The mutator is resumed before all destructors have ran. For example, imagine a case where X is a client of Y, and Y holds a list of clients. If the code relies on X's destructor removing X from the list, there is a risk that Y iterates the list and calls some method of X which may touch other on-heap objects. This causes a use-after-free. Care must be taken to make sure that X is explicitly removed from the list before the mutator resumes its execution in a way that doesn't rely on X's destructor (e.g. a pre-finalizer).

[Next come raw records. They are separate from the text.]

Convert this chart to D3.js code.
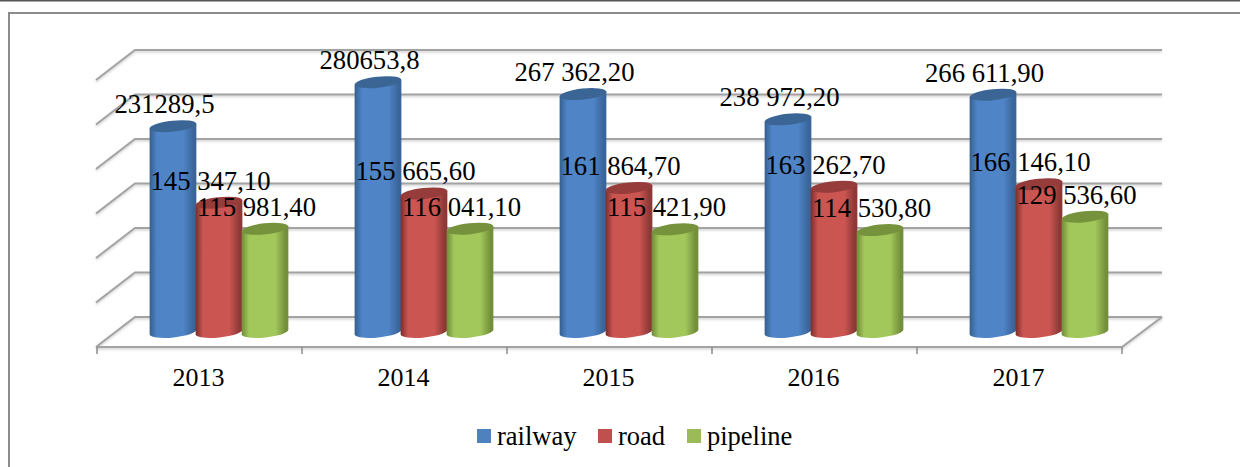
<!DOCTYPE html>
<html><head><meta charset="utf-8">
<script src="https://cdn.jsdelivr.net/npm/d3@7"></script>
<style>
html,body{margin:0;padding:0;background:#fff;overflow:hidden}
svg{display:block}
text{font-family:"Liberation Serif","Times New Roman",serif;fill:#000}
</style></head><body>
<script>
const years = ["2013","2014","2015","2016","2017"];
const seriesNames = ["railway","road","pipeline"];
const railway = [231289.5,280653.8,267362.2,238972.2,266611.9];
const road = [145347.1,155665.6,161864.7,163262.7,166146.1];
const pipeline = [115981.4,116041.1,115421.9,114530.8,129536.6];
const railwayLabels = ["231289,5","280653,8","267 362,20","238 972,20","266 611,90"];
const roadLabels = ["145 347,10","155 665,60","161 864,70","163 262,70","166 146,10"];
const pipelineLabels = ["115 981,40","116 041,10","115 421,90","114 530,80","129 536,60"];
const valueTicks = [0,50000,100000,150000,200000,250000,300000];

const W=1240,H=467;
const svg=d3.select("body").append("svg").attr("width",W).attr("height",H);
const defs=svg.append("defs");
const palette=[
 {edgeL:"#34608f",mid:"#4f84c6",edgeR:"#3a659a",top:"#3a6594",leg:"#4f81bd"},
 {edgeL:"#7a2e2c",mid:"#cb5551",edgeR:"#8c3836",top:"#963c3a",leg:"#c0504d"},
 {edgeL:"#6f8b38",mid:"#a2c75b",edgeR:"#748f3b",top:"#76923c",leg:"#9bbb59"}
];
palette.forEach((p,i)=>{
  const g=defs.append("linearGradient").attr("id","g"+i).attr("x1",0).attr("x2",1).attr("y1",0).attr("y2",0);
  [[0,p.edgeL],[.16,p.mid],[.72,p.mid],[.94,p.edgeR],[1,p.edgeR]].forEach(s=>g.append("stop").attr("offset",s[0]).attr("stop-color",s[1]));
});
const sh=defs.append("filter").attr("id","sh").attr("x","-5%").attr("y","-50%").attr("width","110%").attr("height","250%");
sh.append("feDropShadow").attr("dx",0).attr("dy",1.5).attr("stdDeviation",1).attr("flood-color","#999").attr("flood-opacity",.5);

// frame
svg.append("line").attr("x1",0).attr("x2",W).attr("y1",0.5).attr("y2",0.5).attr("stroke","#555").attr("stroke-width",2);
svg.append("path").attr("d",`M9,${H}V13H${W}`).attr("fill","none").attr("stroke","#8c8c8c").attr("stroke-width",2);

// scales
const frontL=97,frontR=1122,floorFront=347,depthX=39,depthY=30;
const x=d3.scaleBand().domain(years).range([frontL,frontR]).padding(0);
const yBack=d3.scaleLinear().domain([0,300000]).range([floorFront-depthY,50]);
const scaleH=v=>yBack(0)-yBack(v);
const inner=d3.scaleBand().domain(seriesNames).range([53,191]);

// walls
const grid=svg.append("g").attr("fill","none").attr("stroke","#a3a3a3").attr("stroke-width",2);
valueTicks.forEach(t=>{
  const y=yBack(t);
  grid.append("path").attr("filter","url(#sh)")
    .attr("d",`M${frontL-1},${y+depthY}L${frontL+depthX-1},${y}H${frontR+depthX+1}`);
});
grid.append("path").attr("filter","url(#sh)")
  .attr("d",`M${frontL},${floorFront}H${frontR}L${frontR+depthX+1},${yBack(0)}`);
// ticks
const ax=svg.append("g").attr("stroke","#8c8c8c").attr("stroke-width",1.5);
[...years.map(d=>x(d)),frontR].forEach(v=>ax.append("line").attr("x1",v).attr("x2",v).attr("y1",floorFront).attr("y2",floorFront+7));

// columns
const baseY=332,rx=23.5,ry=5.5,rot=-6,rad=rot*Math.PI/180;
const dx=rx*Math.cos(rad),dy=rx*Math.sin(rad);
const allValues=[railway,road,pipeline],allLabels=[railwayLabels,roadLabels,pipelineLabels];
const cols=svg.append("g");
years.forEach((yr,yi)=>{
  seriesNames.forEach((s,si)=>{
    const cx=x(yr)+inner(s)+inner.bandwidth()/2;
    const h=scaleH(allValues[si][yi]),top=baseY-h;
    cols.append("path").attr("fill",`url(#g${si})`)
      .attr("d",`M${cx-dx},${top-dy}L${cx-dx},${baseY-dy}A${rx},${ry} ${rot} 0 0 ${cx+dx},${baseY+dy}L${cx+dx},${top+dy}Z`);
    cols.append("ellipse").attr("cx",cx).attr("cy",top).attr("rx",rx).attr("ry",ry)
      .attr("transform",`rotate(${rot} ${cx} ${top})`).attr("fill",palette[si].top);
  });
});
// data labels
const lab=svg.append("g").attr("font-size",26.7).attr("text-anchor","middle");
years.forEach((yr,yi)=>{
  seriesNames.forEach((s,si)=>{
    const cx=x(yr)+inner(s)+inner.bandwidth()/2;
    lab.append("text").attr("x",cx-8.5).attr("y",baseY-scaleH(allValues[si][yi])-13).text(allLabels[si][yi]);
  });
});
// category labels
const cat=svg.append("g").attr("font-size",26).attr("text-anchor","middle");
years.forEach(yr=>cat.append("text").attr("x",x(yr)+x.bandwidth()/2-1).attr("y",386).text(yr));

// legend
const legX=d3.scaleOrdinal().domain(seriesNames).range([477,598,687]);
const leg=svg.append("g");
seriesNames.forEach((s,i)=>{
  leg.append("rect").attr("x",legX(s)).attr("y",429).attr("width",14).attr("height",14).attr("fill",palette[i].leg);
  leg.append("text").attr("x",legX(s)+20).attr("y",445).attr("font-size",26.5).text(s);
});
</script>
</body></html>
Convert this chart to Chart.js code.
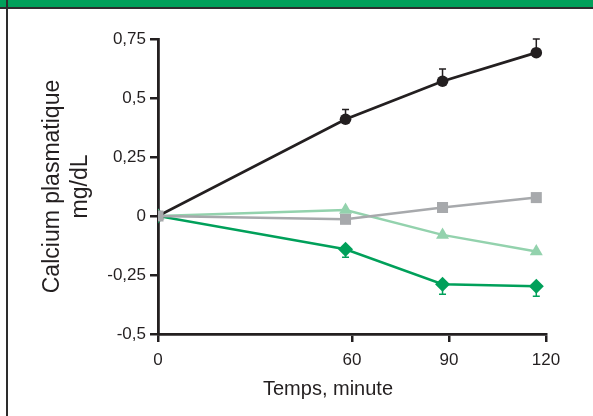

Similar to marking, sweeping can be executed in either an atomic stop-the-world manner or incrementally/concurrently. With incremental/concurrent sweeping, step 2 is interleaved with mutator. Incremental/concurrent sweeping can be atomically finalized in case it is needed to trigger another GC cycle. Even with concurrent sweeping, destructors are guaranteed to run on the thread the object has been allocated on to preserve C++ semantics.

Notes:

  • Weak processing runs only when the holder object of the WeakMember outlives the pointed object. If the holder object and the pointed object die at the same time, weak processing doesn't run. It is wrong to write code assuming that the weak processing always runs.

  • Pre-finalizers are heavy because the thread needs to scan all pre-finalizers at each sweeping phase to determine which pre-finalizers should be invoked (the thread needs to invoke pre-finalizers of dead objects). Adding pre-finalizers to frequently created objects should be avoided.